This week’s Bad Bill of the Week features the resurrection of a Bad Bill feature from two years ago.
House Bill 609, The Healthy and High Performing Schools Act, is sponsored by Reps. Pricey Harrison (D-Guilford), Susan Fisher (D-Buncombe) and Becky Carney (D-Mecklenburg). HB 609 is a near carbon-copy of the 2013 bill, which at that time was described as “a lengthy bill filled with mind-numbing amounts of detail in an attempt to micro-manage the lives of schoolchildren.”
The focus of the bill is nutrition and exercise for students of public schools, but it creates such a precise set of requirements as to be either unenforceable or to require an additional army of bureaucrats in the education establishment to enforce.
The specifics of the bill’s requirements include:
- An attempt to define – to the milligram – what a “healthy” breakfast or lunch is
- Extra reimbursement would be provided to schools serving meals that meet these exacting specifications
- Additional reimbursement for schools serving at least one component of meals that is “locally and entirely unprocessed
- Making state government grants available for schools meeting specified physical activity goals
- The bill outlines – to the minute – the average amount of exercise children should engage in each week, broken down by grade level
- The bill also attempts to define and differentiate “moderate to vigorous physical activity” from other forms of exercise
- Requirement that public schools offer free breakfast for all students
- All food and drink sold in public schools, even from vending machines, must meet the nutritional requirements of the U.S. Department of Agriculture’s “HealthierUS School Challenge program” at the “Gold Award Level” – which is a part of Michelle Obama’s “Let’s Move” campaign to force children to eat healthier foods. Students across the country have roundly expressed disdain with the new food selections.

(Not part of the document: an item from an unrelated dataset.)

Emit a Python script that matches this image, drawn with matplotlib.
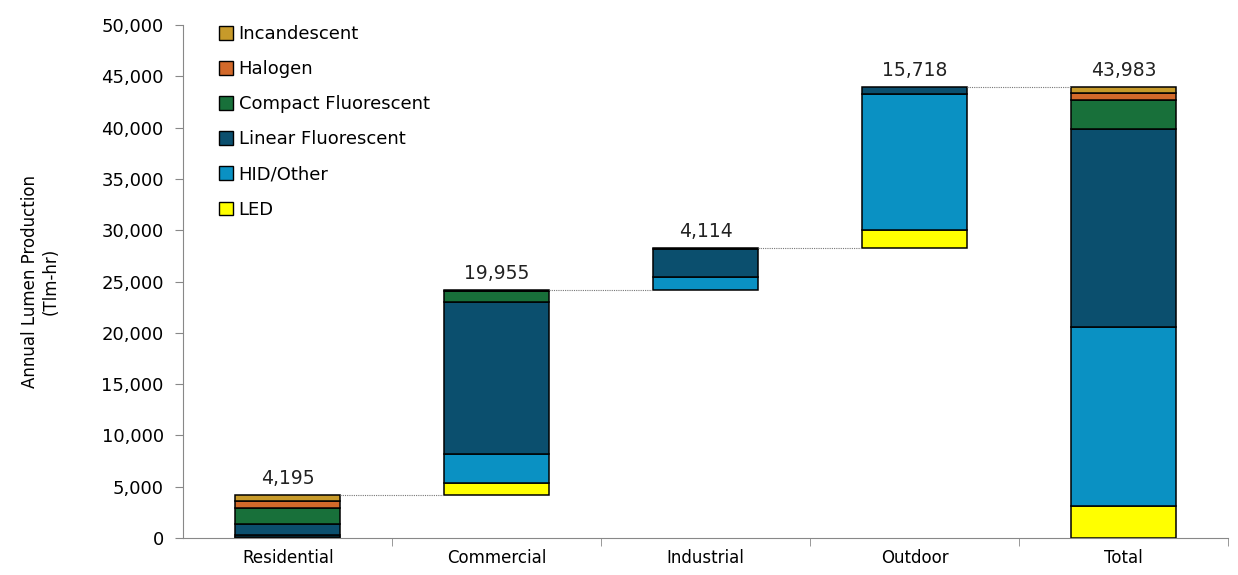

- Vending machines available in the teacher’s lounge are exempt from this requirement, however
- Schools violating these requirements will be forced to pay a fine of $500 per day
Other items included in the bill include the creation of an “environmental programs” office at DPI that, among other things, would be tasked with overseeing and monitoring the amount of recycling done at schools, and the development of an “environmental literacy” plan for schools.
There is no fiscal note attached to the bill, but there is little doubt the price tag to taxpayers would be significant. Not only would the additional expenditure for “healthy” meals and snacks be hefty, but the dizzying amount of data collection, tracking, monitoring and enforcement would require untold amounts of bureaucratic paperwork and the additional swarm of bureaucrats to push the papers. This growth of bureaucracy would exact a still greater toll on taxpayers.
House Bill 609 does nothing to address the failures of public schools nor does it work to improve the quality of education received by North Carolina students. But it does enlarge the government education bureaucracy, impose an absurd level of micromanagement upon the schools, and recklessly spend still more taxpayer dollars. For these reasons, it is this week’s Bad Bill of the Week.